Chicago City Council puts ‘mansion tax’ on March 2024 ballot

Chicago City Council puts ‘mansion tax’ on March 2024 ballot

The Chicago City Council is asking voters on the March 2024 ballot to approve or reject a tax increase on the sale of $1 million properties. The move will mainly hit commercial properties, adding to Chicago’s anti-business reputation.

Chicago voters will decide the fate of Mayor Brandon Johnson’s proposal to raise the real estate transfer tax on million-dollar properties. The Chicago City Council approved the referendum 32-17, and voters will have final say in March.

Currently, all Chicago real estate sales are taxed at 0.75%. The proposal would create a tiered structure based on the value of the property being sold.

What the plan does to the real-estate transfer tax

  • Lowers it to 0.60% for properties worth less than $1 million.
  • Raises it to 2% for properties worth $1 million-$1.5 million.
  • Raises it to 3% if worth more than $1.5 million.

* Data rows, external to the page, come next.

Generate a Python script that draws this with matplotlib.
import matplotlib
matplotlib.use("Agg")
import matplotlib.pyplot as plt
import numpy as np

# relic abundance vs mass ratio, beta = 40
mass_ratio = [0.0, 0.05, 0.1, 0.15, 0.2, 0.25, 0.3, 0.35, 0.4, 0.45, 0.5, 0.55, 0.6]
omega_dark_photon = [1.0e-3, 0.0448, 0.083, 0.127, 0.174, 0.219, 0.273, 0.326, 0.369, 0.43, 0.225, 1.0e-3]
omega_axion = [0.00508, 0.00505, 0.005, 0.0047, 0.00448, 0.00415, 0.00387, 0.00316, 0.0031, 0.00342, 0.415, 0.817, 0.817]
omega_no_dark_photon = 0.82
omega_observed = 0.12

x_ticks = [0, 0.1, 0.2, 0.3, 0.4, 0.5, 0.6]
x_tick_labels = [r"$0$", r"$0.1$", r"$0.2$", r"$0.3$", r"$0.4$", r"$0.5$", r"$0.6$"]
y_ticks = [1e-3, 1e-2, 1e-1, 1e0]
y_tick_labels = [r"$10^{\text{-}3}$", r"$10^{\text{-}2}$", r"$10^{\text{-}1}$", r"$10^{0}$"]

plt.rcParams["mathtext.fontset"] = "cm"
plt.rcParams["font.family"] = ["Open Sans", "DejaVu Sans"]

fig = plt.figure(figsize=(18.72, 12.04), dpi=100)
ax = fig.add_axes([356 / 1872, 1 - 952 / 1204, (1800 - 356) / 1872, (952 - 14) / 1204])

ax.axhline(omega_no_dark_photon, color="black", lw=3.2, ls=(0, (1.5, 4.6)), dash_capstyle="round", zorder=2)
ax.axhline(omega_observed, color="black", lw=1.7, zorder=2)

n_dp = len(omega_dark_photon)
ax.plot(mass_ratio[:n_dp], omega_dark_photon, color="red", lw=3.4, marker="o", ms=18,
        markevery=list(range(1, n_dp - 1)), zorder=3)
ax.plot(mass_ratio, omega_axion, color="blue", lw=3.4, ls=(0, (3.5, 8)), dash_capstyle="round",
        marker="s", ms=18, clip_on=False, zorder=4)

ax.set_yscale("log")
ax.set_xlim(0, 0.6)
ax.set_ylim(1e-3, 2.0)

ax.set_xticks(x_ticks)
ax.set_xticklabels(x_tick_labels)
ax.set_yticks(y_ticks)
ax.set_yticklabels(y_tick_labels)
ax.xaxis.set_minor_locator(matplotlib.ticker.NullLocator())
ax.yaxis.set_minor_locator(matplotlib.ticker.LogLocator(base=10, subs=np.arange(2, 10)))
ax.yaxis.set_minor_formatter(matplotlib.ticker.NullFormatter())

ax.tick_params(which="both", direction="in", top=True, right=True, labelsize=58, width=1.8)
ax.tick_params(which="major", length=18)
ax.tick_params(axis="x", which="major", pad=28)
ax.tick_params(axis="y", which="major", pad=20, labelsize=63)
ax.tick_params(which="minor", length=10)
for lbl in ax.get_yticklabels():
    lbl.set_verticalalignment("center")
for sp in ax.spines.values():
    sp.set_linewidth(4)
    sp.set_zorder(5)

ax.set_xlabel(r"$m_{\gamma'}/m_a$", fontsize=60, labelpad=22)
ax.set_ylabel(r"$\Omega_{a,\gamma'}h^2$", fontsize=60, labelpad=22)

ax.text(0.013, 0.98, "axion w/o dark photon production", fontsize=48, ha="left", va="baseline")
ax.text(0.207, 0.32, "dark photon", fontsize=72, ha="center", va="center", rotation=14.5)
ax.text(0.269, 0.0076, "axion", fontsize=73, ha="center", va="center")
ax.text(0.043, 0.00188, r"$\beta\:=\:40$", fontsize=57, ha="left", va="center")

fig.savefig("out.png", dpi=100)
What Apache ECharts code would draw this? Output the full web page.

Those in favor of the plan argue the new revenue generated from the increase will help combat homelessness with investments in affordable housing projects, which are exempt from the tax.

Opponents argue the new structure would force landlords to raise rents on tenants to cover the costs and harm the real estate markets’ post-pandemic rebound. While Johnson dubbed it a “mansion tax,” the reality is $1-million-plus commercial properties sell far more often than residential properties: 9 to 1 from April 2021 to April 2022.

Johnson’s plan has also been criticized for failing to detail how the money will be used to impact homelessness.

If approved, it would not take effect immediately. Voters would simply give the City Council permission to enact the plan, potentially in 2025.

The “Bring Chicago Home” plan was one of Johnson’s biggest campaign promises. It will require a majority of voters’ approval in the March referendum. Below is the exact language that will appear on the ballot.

Shall the City of Chicago impose:

  • A real estate transfer tax decrease of 20% to establish a new transfer tax rate of $3 for every $500 of the transfer price, or fraction thereof, for that part of the transfer price under $1,000,000 to be paid by the buyer of the real estate transferred unless the buyer is exempt from the tax solely by operation of state law, in which case the tax is to be paid by the seller; AND
  • A real estate transfer tax increase of 166.67% to establish a new transfer tax rate of $10 for every $500 of the transfer price or fraction thereof, for that part of the transfer price between $1,000,000 and $1,500,000 (inclusive) to be paid by the buyer of the real estate transferred unless the buyer is exempt from the tax solely by operation of state law, in which case the tax is to be paid by the seller; AND
  • A real estate transfer tax increase of 300% to establish a new transfer tax rate of $15 for every $500 of the transfer price, or fraction thereof, for that part of the transfer price exceeding $1,500,000 to be paid by the buyer of the real estate transferred unless the buyer is exempt from the tax solely by operation of state law, in which case the tax is to be paid by the seller?

The current rate of the real estate transfer tax is $3.75 per $500 of the entire transfer price, or fraction thereof, and the revenue is used for general corporate purposes. The revenue from the increase (the difference between revenue generated under the increased rate and the current rate) is to be used for the purpose of addressing homelessness, including providing permanent affordable housing and the services necessary to obtain and maintain permanent housing in the City of Chicago.